**DIRECTIONS FOR THIS TASK:** Up to and including the line with "import plotly.graph_objects as go", write out the listing from its first line, minus the pictures.

**DATA LINES:**
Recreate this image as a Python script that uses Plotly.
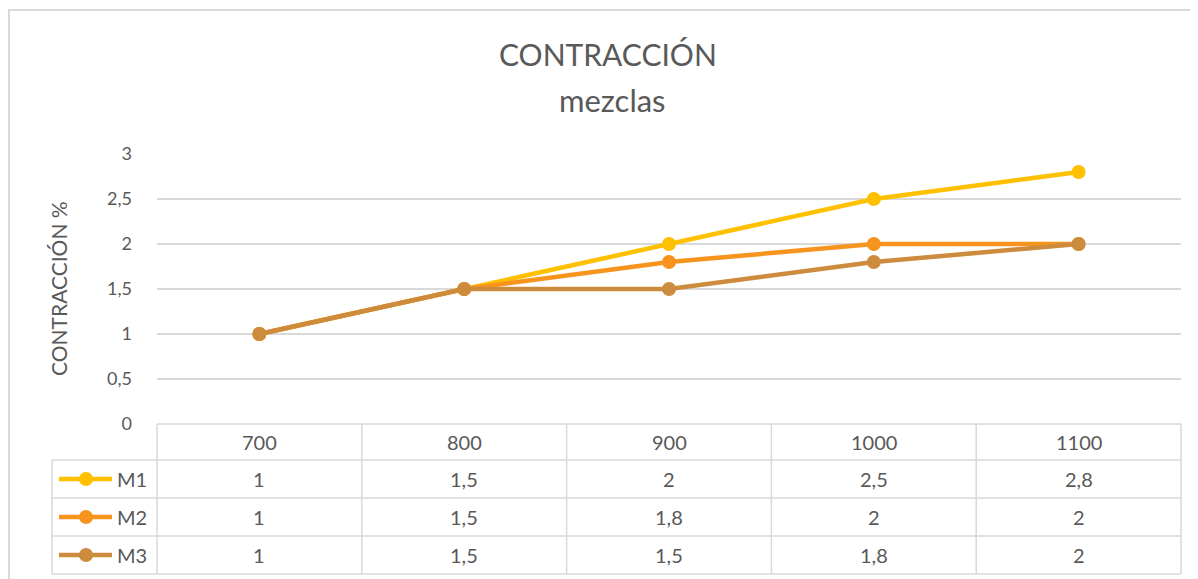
import plotly.graph_objects as go

# ---------------- data ----------------
categories = ["700", "800", "900", "1000", "1100"]
series_names = ["M1", "M2", "M3"]
m1_values = [1, 1.5, 2, 2.5, 2.8]
m2_values = [1, 1.5, 1.8, 2, 2]
m3_values = [1, 1.5, 1.5, 1.8, 2]
y_tick_values = [0, 0.5, 1, 1.5, 2, 2.5, 3]
y_tick_labels = ["0", "0,5", "1", "1,5", "2", "2,5", "3"]
title_line1 = "CONTRACCIÓN"
title_line2 = "mezclas"
y_title = "CONTRACCIÓN %"

# ---------------- style ----------------
W, H = 1198, 579
OX, OY = 8, 8          # page body margin offset of the figure div
FONT = "Lato"
TXT = "#595959"
GRID = "#D9D9D9"
colors = ["#FFC000", "#F7941D", "#CD8B3E"]
all_values = [m1_values, m2_values, m3_values]


def px(x):
    return (x - OX) / W


def py(y):
    return 1 - (y - OY) / H


plot_left, plot_right = 157, 1181
plot_top, plot_bottom = 154, 424
xd = [px(plot_left), px(plot_right)]
yd = [py(plot_bottom), py(plot_top)]

fig = go.Figure()
for name, vals, col in zip(series_names, all_values, colors):
    fig.add_trace(go.Scatter(
        x=categories, y=vals, name=name, mode="lines+markers",
        line=dict(color=col, width=4.5),
        marker=dict(color=col, size=14),
        showlegend=False, hoverinfo="x+y+name",
    ))

shapes = []
annotations = []

# chart border (left and top visible)
shapes.append(dict(type="line", xref="paper", yref="paper",
                   x0=px(9), x1=px(9), y0=py(10), y1=py(600),
                   line=dict(color=GRID, width=2)))
shapes.append(dict(type="line", xref="paper", yref="paper",
                   x0=px(8), x1=px(1220), y0=py(10), y1=py(10),
                   line=dict(color=GRID, width=2)))

# data table
n = len(categories)
col_w = (plot_right - plot_left) / n
row_edges = [424, 460, 498, 536, 574]
legend_left = 52

shapes.append(dict(type="line", xref="paper", yref="paper",
                   x0=px(plot_left), x1=px(plot_right), y0=py(row_edges[0]), y1=py(row_edges[0]),
                   line=dict(color=GRID, width=1.5)))
for ry in row_edges[1:]:
    shapes.append(dict(type="line", xref="paper", yref="paper",
                       x0=px(legend_left), x1=px(plot_right), y0=py(ry), y1=py(ry),
                       line=dict(color=GRID, width=1.5)))
for i in range(n + 1):
    xx = plot_left + i * col_w
    shapes.append(dict(type="line", xref="paper", yref="paper",
                       x0=px(xx), x1=px(xx), y0=py(row_edges[0]), y1=py(row_edges[-1]),
                       line=dict(color=GRID, width=1.5)))
shapes.append(dict(type="line", xref="paper", yref="paper",
                   x0=px(legend_left), x1=px(legend_left), y0=py(row_edges[1]), y1=py(row_edges[-1]),
                   line=dict(color=GRID, width=1.5)))

hdr_y = (row_edges[0] + row_edges[1]) / 2
for i, c in enumerate(categories):
    annotations.append(dict(x=i, xref="x", y=py(hdr_y), yref="paper", text=c,
                            showarrow=False, font=dict(family=FONT, size=20, color=TXT),
                            xanchor="center", yanchor="middle"))


def fmt(v):
    return f"{v:g}".replace(".", ",")


for r, (name, vals, col) in enumerate(zip(series_names, all_values, colors)):
    cy = (row_edges[r + 1] + row_edges[r + 2]) / 2
    for i, v in enumerate(vals):
        annotations.append(dict(x=i, xref="x", y=py(cy), yref="paper", text=fmt(v),
                                showarrow=False, font=dict(family=FONT, size=20, color=TXT),
                                xanchor="center", yanchor="middle"))
    shapes.append(dict(type="line", xref="paper", yref="paper",
                       x0=px(59), x1=px(112), y0=py(cy), y1=py(cy),
                       line=dict(color=col, width=4.5)))
    shapes.append(dict(type="circle", xref="paper", yref="paper",
                       x0=px(86 - 7), x1=px(86 + 7), y0=py(cy - 7), y1=py(cy + 7),
                       fillcolor=col, line=dict(color=col, width=0)))
    annotations.append(dict(x=px(115), xref="paper", y=py(cy), yref="paper", text=name,
                            showarrow=False, font=dict(family=FONT, size=20, color=TXT),
                            xanchor="left", yanchor="middle"))

# titles
annotations.append(dict(x=px(608), xref="paper", y=py(54), yref="paper", text=title_line1,
                        showarrow=False, font=dict(family=FONT, size=30, color=TXT),
                        xanchor="center", yanchor="middle"))
annotations.append(dict(x=px(612), xref="paper", y=py(100), yref="paper", text=title_line2,
                        showarrow=False, font=dict(family=FONT, size=31, color=TXT),
                        xanchor="center", yanchor="middle"))
annotations.append(dict(x=px(58), xref="paper", y=py(289), yref="paper", text=y_title,
                        showarrow=False, textangle=-90,
                        font=dict(family=FONT, size=21, color=TXT),
                        xanchor="center", yanchor="middle"))

fig.update_layout(
    width=W, height=H,
    margin=dict(l=0, r=0, t=0, b=0, pad=0),
    paper_bgcolor="white", plot_bgcolor="white",
    font=dict(family=FONT, color=TXT),
    xaxis=dict(domain=xd, type="category", range=[-0.5, n - 0.5], automargin=False,
               showticklabels=False, showgrid=False, zeroline=False,
               showline=False, ticks=""),
    yaxis=dict(domain=yd, range=[0, 3], tickvals=y_tick_values, ticktext=y_tick_labels,
               automargin=False,
               showgrid=True, gridcolor=GRID, gridwidth=1.5, zeroline=False,
               showline=False, ticks="", ticklabelstandoff=24,
               tickfont=dict(family=FONT, size=18, color=TXT)),
    shapes=shapes,
    annotations=annotations,
)

fig.write_html("out.html")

**RESPONSE TO THIS EXERCISE:**
Recreate this image as a Python script that uses Plotly.
import plotly.graph_objects as go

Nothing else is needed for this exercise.